Avec le rapporteur, Alexis Bachelay, nous nous sommes efforcés de faire de cette mission parlementaire, la première à se pencher de manière transversale sur cette problématique, le point de départ d’une prise de conscience. Cette prise de conscience passait d’abord par la nécessité de rendre visibles ceux qui paraissaient invisibles, d’écouter celles et ceux qui ont tant contribué à l’histoire économique et sociale de notre pays et auxquels on n’a pas assez donné la parole et qui, dans leur digne réserve, ne sont pas prompts à s’en emparer.
De la même manière, nous nous sommes efforcés de prendre la mesure de cette question dans tous ses aspects politiques, historiques, économiques, sociaux, et culturels, et la population immigrée âgée dans sa très grande richesse d’origines, de situations, d’aspirations.

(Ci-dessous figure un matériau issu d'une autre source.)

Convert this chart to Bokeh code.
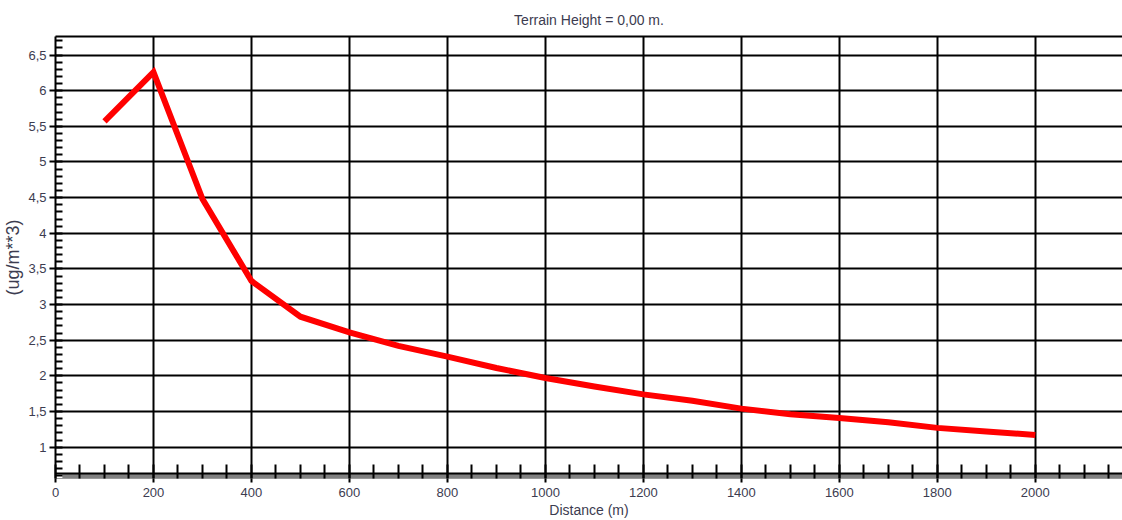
from bokeh.plotting import figure
from bokeh.embed import file_html
from bokeh.resources import INLINE
from bokeh.models import (Range1d, SingleIntervalTicker, CustomJSTickFormatter, Span,
                          BoxAnnotation, LinearAxis, FixedTicker)

# Data
distance_m = [100, 200, 300, 400, 500, 600, 700, 800, 900, 1000,
              1100, 1200, 1300, 1400, 1500, 1600, 1700, 1800, 1900, 2000]
concentration = [5.57, 6.26, 4.48, 3.33, 2.83, 2.61, 2.42, 2.27, 2.11, 1.97,
                 1.85, 1.74, 1.65, 1.54, 1.46, 1.41, 1.35, 1.27, 1.22, 1.17]

title_text = "Terrain Height = 0,00 m."
x_label = "Distance (m)"
y_label = "(ug/m**3)"

TXT = "#3c3c50"
FONT = "Liberation Sans"

p = figure(width=1122, height=520, output_backend="svg", toolbar_location=None,
           x_range=Range1d(0, 2178), y_range=Range1d(0.56, 6.76),
           min_border_left=0, min_border_right=0, min_border_top=0, min_border_bottom=0,
           background_fill_color="white", border_fill_color="white")
p.outline_line_color = None

p.title.text = title_text
p.title.align = "center"
p.title.text_font = FONT
p.title.text_font_size = "14px"
p.title.text_font_style = "normal"
p.title.text_color = TXT
p.title.standoff = 18
p.title.offset = 0

fmt = CustomJSTickFormatter(code="return tick.toString().replace('.', ',');")

# x axis
xa = p.xaxis[0]
xa.ticker = SingleIntervalTicker(interval=200, num_minor_ticks=4)
xa.formatter = fmt
xa.axis_label = x_label
xa.axis_label_text_font = FONT
xa.axis_label_text_font_size = "14px"
xa.axis_label_text_font_style = "normal"
xa.axis_label_text_color = TXT
xa.axis_label_standoff = 2
xa.major_label_text_font = FONT
xa.major_label_text_font_size = "13px"
xa.major_label_text_color = TXT
xa.major_label_standoff = 5
xa.axis_line_color = "#9a9a9a"
xa.axis_line_width = 1
xa.major_tick_line_color = "black"
xa.major_tick_line_width = 2
xa.major_tick_in = 0
xa.major_tick_out = 4
xa.minor_tick_line_color = "black"
xa.minor_tick_line_width = 2
xa.minor_tick_in = 14
xa.minor_tick_out = 0

# y axis
ya = p.yaxis[0]
ya.ticker = SingleIntervalTicker(interval=0.5, num_minor_ticks=5)
ya.formatter = fmt
ya.axis_label = y_label
ya.axis_label_text_font = FONT
ya.axis_label_text_font_size = "18px"
ya.axis_label_text_font_style = "normal"
ya.axis_label_text_color = TXT
ya.axis_label_standoff = 2
ya.major_label_text_font = FONT
ya.major_label_text_font_size = "13px"
ya.major_label_text_color = TXT
ya.major_label_standoff = 3
ya.axis_line_color = "black"
ya.axis_line_width = 2
ya.major_tick_line_color = "black"
ya.major_tick_line_width = 2
ya.major_tick_in = 0
ya.major_tick_out = 6
ya.minor_tick_line_color = "black"
ya.minor_tick_line_width = 2
ya.minor_tick_in = 7
ya.minor_tick_out = 0

# top border as a bare axis line
top = LinearAxis(ticker=FixedTicker(ticks=[]), major_label_text_font_size="0px",
                 axis_line_color="black", axis_line_width=2,
                 major_tick_out=0, major_tick_in=0, minor_tick_out=0, minor_tick_in=0)
p.add_layout(top, "above")

# grids
p.xgrid.grid_line_color = "black"
p.xgrid.grid_line_width = 2
p.ygrid.grid_line_color = "black"
p.ygrid.grid_line_width = 2

# gray shadow band under the axis line
band = BoxAnnotation(top=0.63, left=14, fill_color="#808080", fill_alpha=1.0,
                     line_alpha=0, level="image")
p.add_layout(band)
p.add_layout(Span(location=0.63, dimension="width", line_color="black", line_width=2))

p.line(distance_m, concentration, line_color="#ff0000", line_width=6, line_join="miter")

open("out.html", "w").write(file_html(p, INLINE))
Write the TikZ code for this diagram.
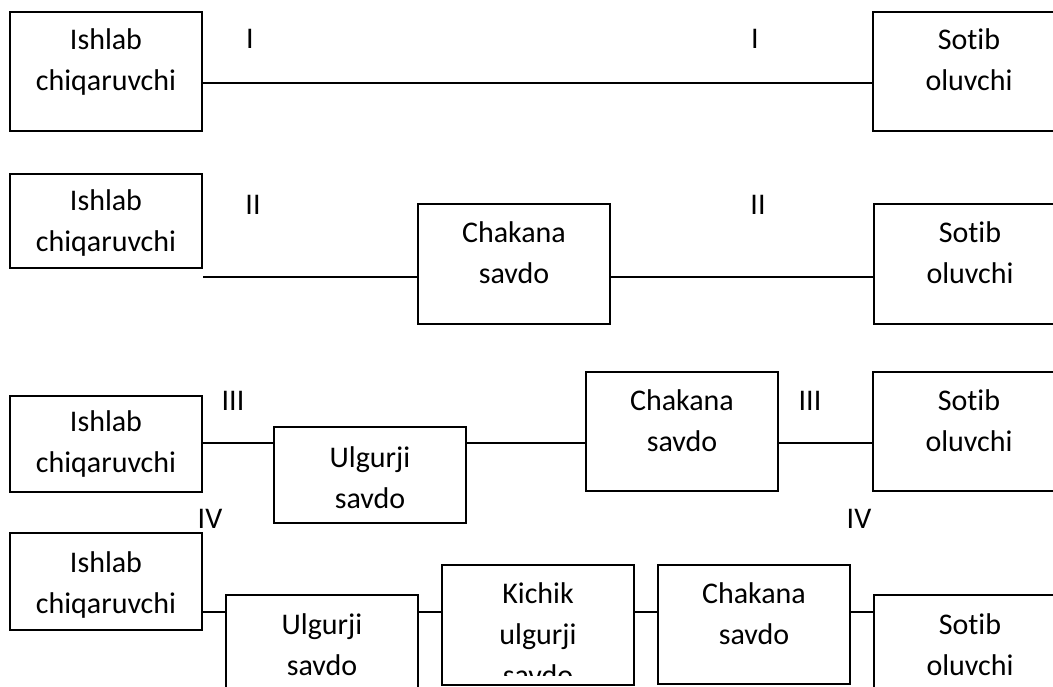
\documentclass[tikz,border=0pt]{standalone}
\usepackage{fontspec}
\setmainfont{Carlito}[Ligatures={NoCommon}]
\newcommand\mlines[1]{\begin{tabular}[t]{@{}c@{}}#1\end{tabular}}
\begin{document}
\begin{tikzpicture}[x=1pt,y=-1pt,
  box/.style={draw, line width=2pt, rectangle, inner sep=0pt, minimum width=192pt},
  txt/.style={inner sep=0pt, anchor=base, font=\fontsize{30}{41}\selectfont},
  conn/.style={line width=2pt}]
\clip (0,0) rectangle (1053,686);
\fill[white] (0,0) rectangle (1053,686);
% Row 1
\node[box, minimum height=119pt] (a1) at (106,71.5) {};
\node[box, minimum height=119pt] (s1) at (969,71.5) {};
\node[txt] (a1t) at (106,49) {\mlines{Ishlab\\chiqaruvchi}};
\node[txt] (s1t) at (969,49) {\mlines{Sotib\\oluvchi}};
\coordinate (r1) at (0,83);
\draw[conn] (a1.east |- r1) -- (s1.west |- r1);
\node[txt] (l1a) at (250,48) {I};
\node[txt] (l1b) at (755,48) {I};
% Row 2
\node[box, minimum height=94pt] (a2) at (106,221) {};
\node[box, minimum height=120pt] (c2) at (514,264) {};
\node[box, minimum height=120pt] (s2) at (970,264) {};
\node[txt] (a2t) at (106,210) {\mlines{Ishlab\\chiqaruvchi}};
\node[txt] (c2t) at (514,242) {\mlines{Chakana\\savdo}};
\node[txt] (s2t) at (970,242) {\mlines{Sotib\\oluvchi}};
\coordinate (r2) at (0,277);
\draw[conn] (a2.east |- r2) -- (c2.west |- r2);
\draw[conn] (c2.east |- r2) -- (s2.west |- r2);
\node[txt] (l2a) at (253,214) {II};
\node[txt] (l2b) at (758,214) {II};
% Row 3
\node[box, minimum height=96pt] (a3) at (106,444) {};
\node[box, minimum height=96pt] (u3) at (370,475) {};
\node[box, minimum height=119pt] (c3) at (682,431.5) {};
\node[box, minimum height=119pt] (s3) at (969,431.5) {};
\node[txt] (a3t) at (106,431) {\mlines{Ishlab\\chiqaruvchi}};
\node[txt] (u3t) at (370,467) {\mlines{Ulgurji\\savdo}};
\node[txt] (c3t) at (682,410) {\mlines{Chakana\\savdo}};
\node[txt] (s3t) at (969,410) {\mlines{Sotib\\oluvchi}};
\coordinate (r3) at (0,443);
\draw[conn] (a3.east |- r3) -- (u3.west |- r3);
\draw[conn] (u3.east |- r3) -- (c3.west |- r3);
\draw[conn] (c3.east |- r3) -- (s3.west |- r3);
\node[txt] (l3a) at (233,410) {III};
\node[txt] (l3b) at (810,410) {III};
\node[txt] (l4a) at (210,528) {IV};
\node[txt] (l4b) at (859,528) {IV};
% Row 4
\node[box, minimum height=97pt] (a4) at (106,581.5) {};
\node[box, minimum height=120pt] (u4) at (322,655) {};
\node[box, minimum height=120pt] (k4) at (538,625) {};
\node[box, minimum height=119pt] (c4) at (754,624.5) {};
\node[box, minimum height=120pt] (s4) at (970,655) {};
\node[txt] (a4t) at (106,572) {\mlines{Ishlab\\chiqaruvchi}};
\node[txt] (u4t) at (322,634) {\mlines{Ulgurji\\savdo}};
\begin{scope}
\clip (444,567) rectangle (632,675);
\node[txt] (k4t) at (538,603) {\mlines{Kichik\\ulgurji\\savdo}};
\end{scope}
\node[txt] (c4t) at (754,603) {\mlines{Chakana\\savdo}};
\node[txt] (s4t) at (970,634) {\mlines{Sotib\\oluvchi}};
\coordinate (r4) at (0,612);
\draw[conn] (a4.east |- r4) -- (u4.west |- r4);
\draw[conn] (u4.east |- r4) -- (k4.west |- r4);
\draw[conn] (k4.east |- r4) -- (c4.west |- r4);
\draw[conn] (c4.east |- r4) -- (s4.west |- r4);
\end{tikzpicture}
\end{document}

Nous nous sommes intéressés à l’émigré et à l’immigré, à celui qui est rentré au pays comme à celle qui est installée en France, au travailleur et au retraité, à l’ouvrier et au travailleur agricole, à la personne vieillissante et à la personne âgée, à la femme et à l’homme seul comme à celui qui vit en famille, au mal logé en foyer ou en habitat diffus, au malade et à tous ceux qui les rencontrent, les aident… Tous sont venus vers nous, répondant volontiers à la myriade de questions que nous n’avons cessé de nous poser et nous sommes allés vers eux, dans toute la France ainsi qu’au Maghreb, dont la plupart sont originaires.
Nos analyses comme nos propositions ont pour fil rouge la ferme volonté de permettre à chaque personne immigrée âgée de vivre sa vieillesse dans la dignité et dans son unité, comme tout un chacun. Il s’agit de créer, dans des parcours souvent heurtés, un continuum entre vie de travail, vie familiale, vie culturelle… mais aussi entre les générations, conditions indispensables pour que chacun se réalise comme individu et membre du corps social, trouve sa place dans notre pays et dispose des moyens d’exercer sa liberté de choix, entre ici et là-bas.